Today I read a paper titled “Dichotomy for Voting Systems”
The abstract is:
Scoring protocols are a broad class of voting systems.
Each is defined by a vector $(\alpha_1,\alpha_2,…,\alpha_m)$, $\alpha_1 \geq \alpha_2 \geq >…
\geq \alpha_m$, of integers such that each voter contributes $\alpha_1$ points to his/her first choice, $\alpha_2$ points to his/her second choice, and so on, and any candidate receiving the most points is a winner.
What is it about scoring-protocol election systems that makes some have the desirable property of being NP-complete to manipulate, while others can be manipulated in polynomial time? We find the complete, dichotomizing answer: Diversity of dislike.

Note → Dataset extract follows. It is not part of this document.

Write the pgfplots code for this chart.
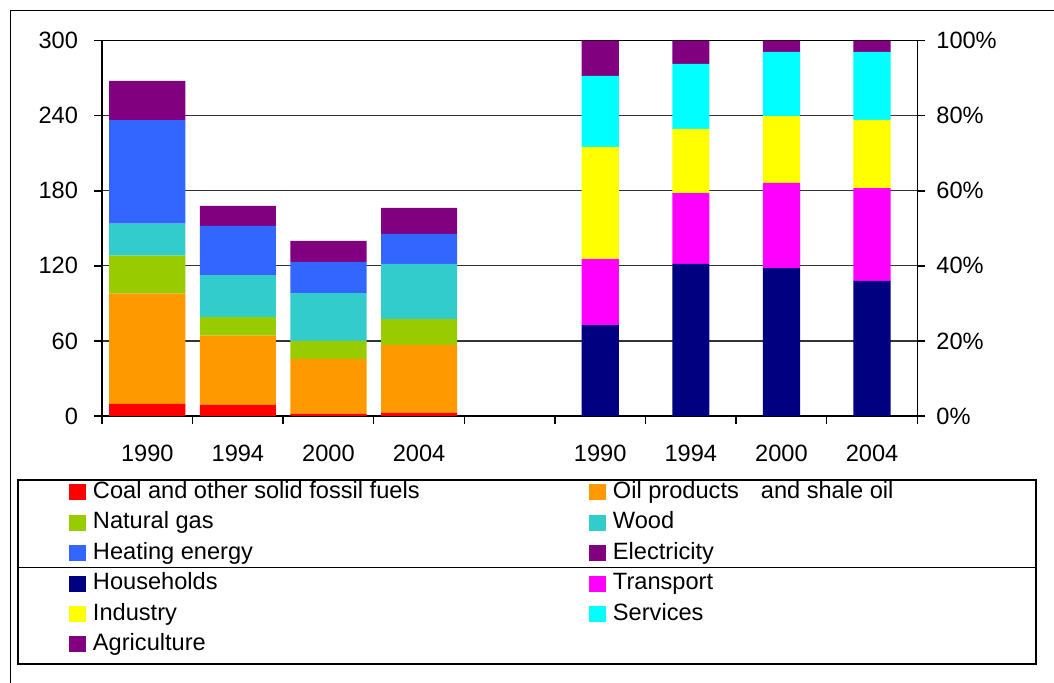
\documentclass[border=0pt]{standalone}
\usepackage{fontspec}
\setmainfont{Liberation Sans}
\usepackage{pgfplots}
\usepackage{pgfplotstable}
\pgfplotsset{compat=1.18}

\definecolor{coal}{HTML}{FF0000}
\definecolor{oil}{HTML}{FF9900}
\definecolor{gas}{HTML}{99CC00}
\definecolor{wood}{HTML}{33CCCC}
\definecolor{heat}{HTML}{3366FF}
\definecolor{elec}{HTML}{800080}
\definecolor{hh}{HTML}{000080}
\definecolor{transp}{HTML}{FF00FF}
\definecolor{indus}{HTML}{FFFF00}
\definecolor{serv}{HTML}{00FFFF}
\definecolor{agri}{HTML}{800080}

\newcommand{\chartfont}{\fontsize{11.8pt}{14pt}\selectfont}
\newcommand{\legtext}[1]{\hspace{3.5pt}\makebox[248pt][l]{#1}}

% fuel use (left scale), stacked segments
\pgfplotstableread{
x    coal oil  gas  wood heat elec
0.5  9.6  88.2 30.4 25.5 82.9 31.2
1.5  8.8  55.4 14.9 33.6 39.2 16.0
2.5  1.6  44.0 14.4 38.3 24.8 16.8
3.5  2.4  54.4 20.7 44.0 24.0 20.8
}\fuels

% shares by sector (right scale, %)
\pgfplotstableread{
x    hh   tr   ind  serv agri
5.5  24.2 17.6 29.9 18.9 9.4
6.5  40.5 18.9 17.1 17.3 6.2
7.5  39.4 22.7 17.8 17.1 3.0
8.5  36.0 24.7 18.2 18.1 3.0
}\sectors

\pgfplotsset{
  base/.style={
    at={(51pt,133.5pt)}, anchor=south west,
    scale only axis, width=407.65pt, height=187.65pt,
    xmin=0, xmax=9, ymin=0,
    tick align=outside, major tick length=4pt,
    tick style={black, line width=0.7pt},
    axis line style={black, line width=0.7pt},
    tick label style={font=\chartfont},
    /pgf/number format/assume math mode=true,
    ybar stacked,
  },
}

\begin{document}
\begin{tikzpicture}
\useasboundingbox (0,0) rectangle (527pt,341.5pt);
\draw[black, line width=0.75pt] (5.25pt,0pt) -- (5.25pt,336.25pt) -- (527pt,336.25pt);
\draw[black, line width=0.6pt] (9pt,9.5pt) rectangle (518pt,101.5pt);
\draw[black, line width=0.6pt] (9pt,57.85pt) -- (518pt,57.85pt);

\begin{axis}[base, ymax=300, bar width=0.84,
  ytick={0,60,...,300}, tick pos=left,
  xtick={0,...,9}, x tick label as interval,
  xticklabels={1990,1994,2000,2004,,1990,1994,2000,2004},
  ymajorgrids, major grid style={black!80, line width=0.6pt},
  yticklabel style={xshift=-4.5pt}, xticklabel style={yshift=-7pt}]
\addplot[fill=coal, draw=none] table[x=x, y=coal] {\fuels};
\addplot[fill=oil, draw=none] table[x=x, y=oil] {\fuels};
\addplot[fill=gas, draw=none] table[x=x, y=gas] {\fuels};
\addplot[fill=wood, draw=none] table[x=x, y=wood] {\fuels};
\addplot[fill=heat, draw=none] table[x=x, y=heat] {\fuels};
\addplot[fill=elec, draw=none] table[x=x, y=elec] {\fuels};
\end{axis}

\begin{axis}[base, ymax=100, bar width=0.41,
  axis x line=none, axis y line*=right,
  ytick={0,20,...,100}, yticklabel={\pgfmathprintnumber{\tick}\%},
  yticklabel style={xshift=2pt}]
\addplot[fill=hh, draw=none] table[x=x, y=hh] {\sectors};
\addplot[fill=transp, draw=none] table[x=x, y=tr] {\sectors};
\addplot[fill=indus, draw=none] table[x=x, y=ind] {\sectors};
\addplot[fill=serv, draw=none] table[x=x, y=serv] {\sectors};
\addplot[fill=agri, draw=none] table[x=x, y=agri] {\sectors};
\end{axis}

\begin{axis}[at={(0pt,0pt)}, anchor=south west, scale only axis,
  width=527pt, height=341.5pt, hide axis, xmin=0, xmax=1, ymin=0, ymax=1,
  legend columns=2, legend cell align=left,
  legend image code/.code={\fill[#1] (0pt,-4pt) rectangle (8.5pt,4pt);},
  legend style={at={(0.06546,0.2966)}, anchor=north west, draw=none, fill=none,
    inner sep=0pt, outer sep=0pt, row sep=3.2pt, column sep=0pt,
    font=\chartfont, nodes={inner sep=0pt, outer sep=0pt,
      text height=9pt, text depth=3pt}}]
\addlegendimage{fill=coal, draw=none}
\addlegendentry{\legtext{Coal and other solid fossil fuels}}
\addlegendimage{fill=oil, draw=none}
\addlegendentry{\legtext{Oil products\hspace{11pt}and shale oil}}
\addlegendimage{fill=gas, draw=none}
\addlegendentry{\legtext{Natural gas}}
\addlegendimage{fill=wood, draw=none}
\addlegendentry{\legtext{Wood}}
\addlegendimage{fill=heat, draw=none}
\addlegendentry{\legtext{Heating energy}}
\addlegendimage{fill=elec, draw=none}
\addlegendentry{\legtext{Electricity}}
\addlegendimage{fill=hh, draw=none}
\addlegendentry{\legtext{Households}}
\addlegendimage{fill=transp, draw=none}
\addlegendentry{\legtext{Transport}}
\addlegendimage{fill=indus, draw=none}
\addlegendentry{\legtext{Industry}}
\addlegendimage{fill=serv, draw=none}
\addlegendentry{\legtext{Services}}
\addlegendimage{fill=agri, draw=none}
\addlegendentry{\legtext{Agriculture}}
\end{axis}
\end{tikzpicture}
\end{document}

Every scoring-protocol election system having two or more point values assigned to candidates other than the favorite–i.e., having $||\{\alpha_i \condition 2 \leq i \leq m\}||\geq 2$–is NP-complete to manipulate.
Every other scoring-protocol election system can be manipulated in polynomial time.
In effect, we show that–other than trivial systems (where all candidates alway tie), plurality voting, and plurality voting’s transparently disguised translations–\emph{every} scoring-protocol election system is NP-complete to manipulate.